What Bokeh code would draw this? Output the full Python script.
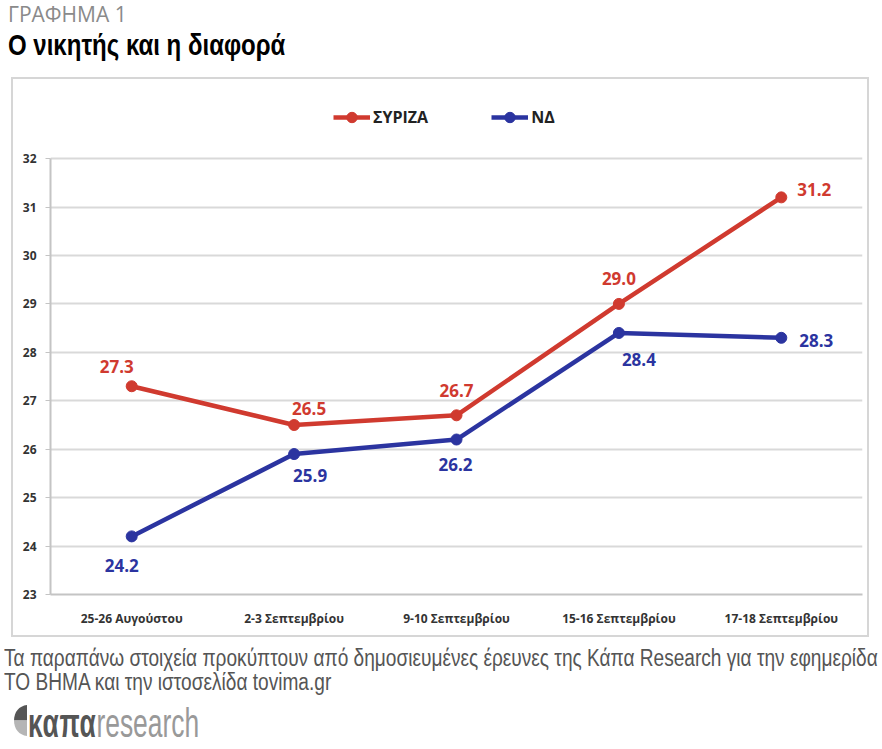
from bokeh.plotting import figure
from bokeh.models import ColumnDataSource, Legend, LegendItem, Div
from bokeh.core.properties import value
from bokeh.layouts import column
from bokeh.embed import file_html
from bokeh.resources import INLINE

# data
dates = ["25-26 Αυγούστου", "2-3 Σεπτεμβρίου", "9-10 Σεπτεμβρίου",
         "15-16 Σεπτεμβρίου", "17-18 Σεπτεμβρίου"]
syriza = [27.3, 26.5, 26.7, 29.0, 31.2]
nd = [24.2, 25.9, 26.2, 28.4, 28.3]
y_ticks = [23, 24, 25, 26, 27, 28, 29, 30, 31, 32]

# where the value labels sit, in px from their point
syriza_dx = [-15, 15, 0, 0, 33]
syriza_dy = [-20, -16, -25, -25, -8]
nd_dx = [-10, 16, -1, 20, 35]
nd_dy = [29, 21, 25, 27, 3]

RED = "#d03a2f"
BLUE = "#2b34a0"
FONT = "Open Sans"
SANS = "'Liberation Sans', Arial, sans-serif"

header = Div(width=882, height=77, margin=0, text=f"""
<div style="position:relative;width:882px;height:77px;">
 <div style="position:absolute;left:8px;top:4px;font-family:'Open Sans';font-size:21px;line-height:21px;color:#8a8a8a;white-space:nowrap;">ΓΡΑΦΗΜΑ 1</div>
 <div style="position:absolute;left:8px;top:30px;font-family:{SANS};font-weight:bold;font-size:30px;line-height:30px;color:#000;white-space:nowrap;transform:scaleX(0.8);transform-origin:0 0;">Ο νικητής και η διαφορά</div>
</div>""")

# frame runs up into the legend strip; the axis itself stops at 32
p = figure(x_range=dates, y_range=(23, 33.2), width=858, height=560,
           min_border_left=37, min_border_right=9, min_border_top=21, min_border_bottom=45,
           output_backend="svg", toolbar_location=None, margin=(0, 0, 0, 11),
           styles={"border": "2px solid #d6d6d6"})
p.outline_line_color = None
p.background_fill_color = "white"
p.border_fill_color = "white"

p.xgrid.grid_line_color = None
p.ygrid.grid_line_color = "#d9d9d9"
p.ygrid.grid_line_width = 2

p.yaxis.ticker = y_ticks
p.yaxis.bounds = (23, 32)
p.yaxis.axis_line_color = "#c4c4c4"
p.yaxis.axis_line_width = 2
p.yaxis.major_tick_line_color = "#c4c4c4"
p.yaxis.major_tick_in = 0
p.yaxis.major_tick_out = 5
p.yaxis.minor_tick_line_color = None
p.yaxis.major_label_standoff = 9
p.yaxis.major_label_text_font = FONT
p.yaxis.major_label_text_font_style = "bold"
p.yaxis.major_label_text_font_size = "12px"
p.yaxis.major_label_text_color = "#333333"

p.xaxis.axis_line_color = "#c4c4c4"
p.xaxis.axis_line_width = 2
p.xaxis.major_tick_line_color = None
p.xaxis.major_label_standoff = 9
p.xaxis.major_label_text_font = FONT
p.xaxis.major_label_text_font_style = "bold"
p.xaxis.major_label_text_font_size = "12px"
p.xaxis.major_label_text_color = "#333333"

src_s = ColumnDataSource(dict(x=dates, y=syriza, t=[f"{v:.1f}" for v in syriza],
                              dx=syriza_dx, dy=syriza_dy))
src_n = ColumnDataSource(dict(x=dates, y=nd, t=[f"{v:.1f}" for v in nd],
                              dx=nd_dx, dy=nd_dy))

ls = p.line("x", "y", source=src_s, color=RED, line_width=4.5)
ms = p.scatter("x", "y", source=src_s, color=RED, size=11)
ln = p.line("x", "y", source=src_n, color=BLUE, line_width=4.5)
mn = p.scatter("x", "y", source=src_n, color=BLUE, size=11)

for src, c in ((src_s, RED), (src_n, BLUE)):
    p.text("x", "y", text="t", source=src, x_offset="dx", y_offset="dy",
           text_color=c, text_font=value(FONT), text_font_style="bold",
           text_font_size="17px", text_align="center", text_baseline="middle")

legend = Legend(items=[LegendItem(label="ΣΥΡΙΖΑ", renderers=[ls, ms]),
                       LegendItem(label="ΝΔ", renderers=[ln, mn])],
                orientation="horizontal", location=(283, 464),
                glyph_width=37, glyph_height=26, label_standoff=3, spacing=63,
                padding=0, margin=0, border_line_color=None, background_fill_alpha=0,
                label_text_font=FONT, label_text_font_style="bold",
                label_text_font_size="16px", label_text_color="#222222")
p.add_layout(legend, "center")

footer = Div(width=882, height=108, margin=0, text=f"""
<div style="position:relative;width:882px;height:108px;">
 <div style="position:absolute;left:4px;top:9px;font-family:{SANS};font-size:23px;line-height:24px;color:#555555;white-space:nowrap;transform:scaleX(0.83);transform-origin:0 0;">Τα παραπάνω στοιχεία προκύπτουν από δημοσιευμένες έρευνες της Κάπα Research για την εφημερίδα<br>ΤΟ ΒΗΜΑ και την ιστοσελίδα tovima.gr</div>
 <svg style="position:absolute;left:14px;top:68px;" width="13" height="31" viewBox="0 0 13 31">
  <path d="M13 0 L13 15.5 L0 15.5 C0 7 5 1 13 0 Z" fill="#555555"/>
  <path d="M13 15.5 L13 31 C5 30 0 24 0 15.5 Z" fill="#b5b5b5"/>
 </svg>
 <div style="position:absolute;left:28px;top:66px;font-family:{SANS};font-size:40px;line-height:40px;white-space:nowrap;transform:scaleX(0.66);transform-origin:0 0;">
  <span style="font-weight:bold;color:#555555;letter-spacing:1px;">καπα</span><span style="color:#999999;">research</span></div>
</div>""")

layout = column(header, p, footer, spacing=0)
open("out.html", "w").write(file_html(layout, INLINE))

● ● ● ● ● ● ●

What is expected: Reproduce the data above word for word from its first line through the line that holds "p.ygrid.grid_line_width = 2", both ends included; skip pictures.

Correct result:
What Bokeh code would draw this? Output the full Python script.
from bokeh.plotting import figure
from bokeh.models import ColumnDataSource, Legend, LegendItem, Div
from bokeh.core.properties import value
from bokeh.layouts import column
from bokeh.embed import file_html
from bokeh.resources import INLINE

# data
dates = ["25-26 Αυγούστου", "2-3 Σεπτεμβρίου", "9-10 Σεπτεμβρίου",
         "15-16 Σεπτεμβρίου", "17-18 Σεπτεμβρίου"]
syriza = [27.3, 26.5, 26.7, 29.0, 31.2]
nd = [24.2, 25.9, 26.2, 28.4, 28.3]
y_ticks = [23, 24, 25, 26, 27, 28, 29, 30, 31, 32]

# where the value labels sit, in px from their point
syriza_dx = [-15, 15, 0, 0, 33]
syriza_dy = [-20, -16, -25, -25, -8]
nd_dx = [-10, 16, -1, 20, 35]
nd_dy = [29, 21, 25, 27, 3]

RED = "#d03a2f"
BLUE = "#2b34a0"
FONT = "Open Sans"
SANS = "'Liberation Sans', Arial, sans-serif"

header = Div(width=882, height=77, margin=0, text=f"""
<div style="position:relative;width:882px;height:77px;">
 <div style="position:absolute;left:8px;top:4px;font-family:'Open Sans';font-size:21px;line-height:21px;color:#8a8a8a;white-space:nowrap;">ΓΡΑΦΗΜΑ 1</div>
 <div style="position:absolute;left:8px;top:30px;font-family:{SANS};font-weight:bold;font-size:30px;line-height:30px;color:#000;white-space:nowrap;transform:scaleX(0.8);transform-origin:0 0;">Ο νικητής και η διαφορά</div>
</div>""")

# frame runs up into the legend strip; the axis itself stops at 32
p = figure(x_range=dates, y_range=(23, 33.2), width=858, height=560,
           min_border_left=37, min_border_right=9, min_border_top=21, min_border_bottom=45,
           output_backend="svg", toolbar_location=None, margin=(0, 0, 0, 11),
           styles={"border": "2px solid #d6d6d6"})
p.outline_line_color = None
p.background_fill_color = "white"
p.border_fill_color = "white"

p.xgrid.grid_line_color = None
p.ygrid.grid_line_color = "#d9d9d9"
p.ygrid.grid_line_width = 2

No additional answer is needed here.